Ao comentar sobre o Tratado de Maastricht e a introdução do euro, os paralelos com a transferência unilateral de bens induzida pelas reparações de guerra foram sagazmente observados pelo jornal Frances Le Figaro, no dia 18 de setembro de 1992:
‘A Alemanha irá pagar’, disse o povo na década de 1920. Hoje ela está pagando: Maastricht é um Tratado de Versalhes sem guerra.[8]
Não foi apenas o Tratado de Versalhes que criou conflitos. O arranjo monetário estabelecido pelo Tratado de Maastricht também estimula contendas, como já foi visto.
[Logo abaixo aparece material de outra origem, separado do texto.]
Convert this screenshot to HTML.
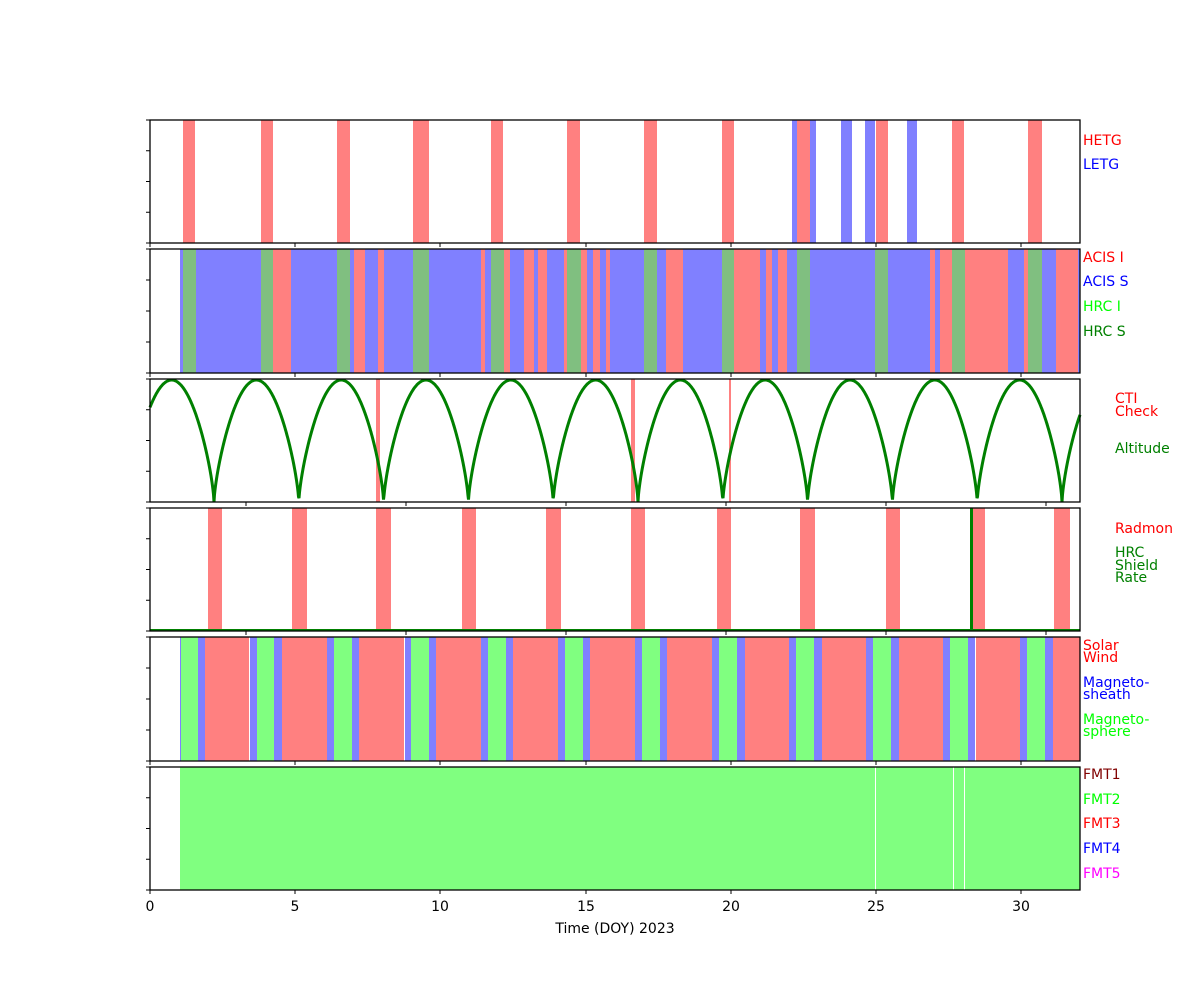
<!DOCTYPE html>
<html><head><meta charset="utf-8"><style>
html,body{margin:0;padding:0;background:#fff;}
svg{display:block;font-family:"DejaVu Sans","Liberation Sans",sans-serif;}
</style></head><body>
<svg id="s" width="1200" height="1000" xmlns="http://www.w3.org/2000/svg">
<g id="bars"></g>
<path id="alt" fill="none" stroke="#008000" stroke-width="3"/>
<g id="frames"></g>
<g font-size="14">
<text x="1083" y="145" fill="#ff0000">HETG</text>
<text x="1083" y="169" fill="#0000ff">LETG</text>
<text x="1083" y="262" fill="#ff0000">ACIS I</text>
<text x="1083" y="286" fill="#0000ff">ACIS S</text>
<text x="1083" y="311" fill="#00ff00">HRC I</text>
<text x="1083" y="336" fill="#008000">HRC S</text>
<text x="1115" y="403" fill="#ff0000">CTI</text>
<text x="1115" y="416" fill="#ff0000">Check</text>
<text x="1115" y="453" fill="#008000">Altitude</text>
<text x="1115" y="533" fill="#ff0000">Radmon</text>
<text x="1115" y="557" fill="#008000">HRC</text>
<text x="1115" y="570" fill="#008000">Shield</text>
<text x="1115" y="582" fill="#008000">Rate</text>
<text x="1083" y="650" fill="#ff0000">Solar</text>
<text x="1083" y="662" fill="#ff0000">Wind</text>
<text x="1083" y="687" fill="#0000ff">Magneto-</text>
<text x="1083" y="699" fill="#0000ff">sheath</text>
<text x="1083" y="724" fill="#00ff00">Magneto-</text>
<text x="1083" y="736" fill="#00ff00">sphere</text>
<text x="1083" y="779" fill="#800000">FMT1</text>
<text x="1083" y="804" fill="#00ff00">FMT2</text>
<text x="1083" y="828" fill="#ff0000">FMT3</text>
<text x="1083" y="853" fill="#0000ff">FMT4</text>
<text x="1083" y="878" fill="#ff00ff">FMT5</text>
</g>
<g font-size="14" text-anchor="middle" fill="#000">
<text x="150" y="911">0</text><text x="295" y="911">5</text><text x="440" y="911">10</text>
<text x="586" y="911">15</text><text x="731" y="911">20</text><text x="876" y="911">25</text>
<text x="1021" y="911">30</text>
<text x="615" y="933">Time (DOY) 2023</text>
</g>
</svg>
<script>
var R="#ff8080",B="#8080ff",G="#80bf80",L="#80ff80";
var P=[[120,243],[249,373],[379,502],[508,631],[637,761],[767,890]];
var bars=[];
function add(p,list){list.forEach(function(b){bars.push([p,b[0],b[1],b[2]]);});}
add(0,[[183,195,R],[261,273,R],[337,350,R],[413,429,R],[491,503,R],[567,580,R],[644,657,R],[722,734,R],[792,797,B],[797,810,R],[810,816,B],[841,852,B],[865,875,B],[876,888,R],[907,917,B],[952,964,R],[1028,1042,R]]);
add(1,[[180,1080,B],[183,196,G],[261,273,G],[273,291,R],[337,350,G],[354,365,R],[378,384,R],[413,429,G],[481,485,R],[491,504,G],[504,510,R],[524,534,R],[538,547,R],[564,567,R],[567,581,G],[581,587,R],[593,600,R],[606,610,R],[644,657,G],[666,683,R],[722,734,G],[734,760,R],[766,772,R],[778,787,R],[797,810,G],[875,888,G],[930,935,R],[940,952,R],[952,965,G],[965,1008,R],[1024,1028,R],[1028,1042,G],[1056,1078,R]]);
add(2,[[376,380,R],[631,635,R],[729,731,R]]);
add(3,[[208,222,R],[292,307,R],[376,391,R],[462,476,R],[546,561,R],[631,645,R],[717,731,R],[800,815,R],[886,900,R],[972,985,R],[1054,1070,R],[970,973,"#008000"]]);
add(4,[[180,1080,R],[180,181,B],[181,198,L],[198,205,B],[250,257,B],[257,274,L],[274,282,B],[327,334,B],[334,352,L],[352,359,B],[404,411,B],[411,429,L],[429,436,B],[481,488,B],[488,506,L],[506,513,B],[558,565,B],[565,583,L],[583,590,B],[635,642,B],[642,660,L],[660,667,B],[712,719,B],[719,737,L],[737,745,B],[789,796,B],[796,814,L],[814,822,B],[866,873,B],[873,891,L],[891,899,B],[943,950,B],[950,968,L],[968,976,B],[1020,1027,B],[1027,1045,L],[1045,1053,B],[249,250,"#fff"],[404,405,"#fff"],[975,976,"#fff"]]);
add(5,[[180,1080,L],[875,876,"#fff"],[953,954,"#fff"],[964,965,"#fff"]]);
var h="";
bars.forEach(function(b){var p=P[b[0]];h+='<rect x="'+b[1]+'" y="'+p[0]+'" width="'+(b[2]-b[1])+'" height="'+(p[1]-p[0])+'" fill="'+b[3]+'"/>';});
h+='<rect x="150" y="629" width="930" height="2" fill="#008000"/>';
document.getElementById("bars").innerHTML=h;
var d="";
for(var x=150;x<=1080;x+=0.5){var t=Math.abs(Math.sin(Math.PI*(x-214)/84.8));var y=502-122*Math.pow(t,0.7);d+=(x==150?"M":"L")+x+","+y.toFixed(1);}
document.getElementById("alt").setAttribute("d",d);
var f="";
var tA=[150,295,440,586,731,876,1021],tB=[246,406,566,726,886,1046];
P.forEach(function(p,i){
 f+='<rect x="150" y="'+p[0]+'" width="930" height="'+(p[1]-p[0])+'" fill="none" stroke="#000" stroke-width="1.3"/>';
 for(var k=0;k<5;k++){var y=p[0]+(p[1]-p[0])*k/4;f+='<line x1="146" x2="150" y1="'+y+'" y2="'+y+'" stroke="#000" stroke-width="1"/>';}
 var ts=(i==2||i==3)?tB:tA;
 ts.forEach(function(x){f+='<line x1="'+x+'" x2="'+x+'" y1="'+p[1]+'" y2="'+(p[1]+4)+'" stroke="#000" stroke-width="1"/>';});
});
document.getElementById("frames").innerHTML=f;
</script>
</body></html>
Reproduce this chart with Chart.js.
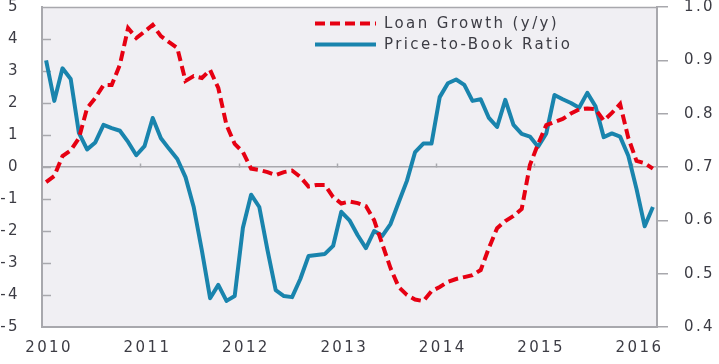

A moeda única institucionaliza os conflitos à medida que a batalha pelo controle da oferta monetária se intensifica. Como os problemas estruturais da Grécia permanecem não resolvidos e a dívida de seu governo atingiu níveis extraordinários, o país vem lutando para conseguir lançar no mercado novos títulos da dívida, pois não há compradores interessados — mesmo considerando o fato de que o BCE ainda aceita títulos gregos como colateral (mesmo eles sendo classificados como lixo). O mercado começou a duvidar da boa vontade e da capacidade do resto da União Monetária Europeia de estabilizar o governo grego.
O resultado foi o pacote de socorro e a transferência de fundos da UME para a Grécia na forma de empréstimos subsidiados. O processo de socorro na forma de transferências involuntárias e unilaterais de bens provocou desprezo e ódio em níveis governamentais e civis, especialmente entre a Alemanha e a Grécia.
Os jornais alemães chamaram os gregos de “mentirosos” quando foi descoberto que seu governo havia falsificado as estatísticas orçamentárias. [9] Um tablóide alemão perguntou por que os alemães têm de se aposentar aos 67 anos se o seu governo pode se dar ao luxo de transferir fundos para a Grécia para que os gregos possam se aposentar mais cedo. [10] Por sua vez, os jornais gregos continuam a acusar a Alemanha de atrocidades durante a Segunda Guerra Mundial e alegar que o país ainda lhes deve o pagamento de reparações.
[1] Ver Ludwig von Mises, Omnipotent Government: The Rise of the Total State and Total War (New Haven: Yale University Press, 1944), Cap. 3.
[2] Sobre os bloqueios que geraram inanição, ver Ralph Raico, “The Blockade and Attempted Starvation of Germany,” Mises.org daily article (May 7, 2010), [C. Paul Vincent, The Politics of Hunger: Allied Blockade of Germany, 1959-1919, (Athens, OH: Ohio University Press, 1985).
[3] Ver Ginsberg, Demystifying the European Union, p. 387.
[4] Ibid., pp. 257-260.
[5] Ver Dutchnews.nl, “Dutch are Biggest EU Net Payers: PVV,”(January 14, 2010), http://www.dutchnews.nl
[6] Hannich, Die kommende Euro-Katastophe, p. 30.
[7] Bandulet, Die letzten Jahre des Euro, p. 107.
[8] Citado in Roland Baader, Die Euro-Katastrophe, p. 163.
[9] Ver Alkman Granitsas and Paris Costas, “Greek and German Media Tangle over Crisis,” The Wallstreet Journal (February 24, 2010), http://online.wsj.com.
[10] Ver Hoeren and Santen, “Griechenland-Pleite.”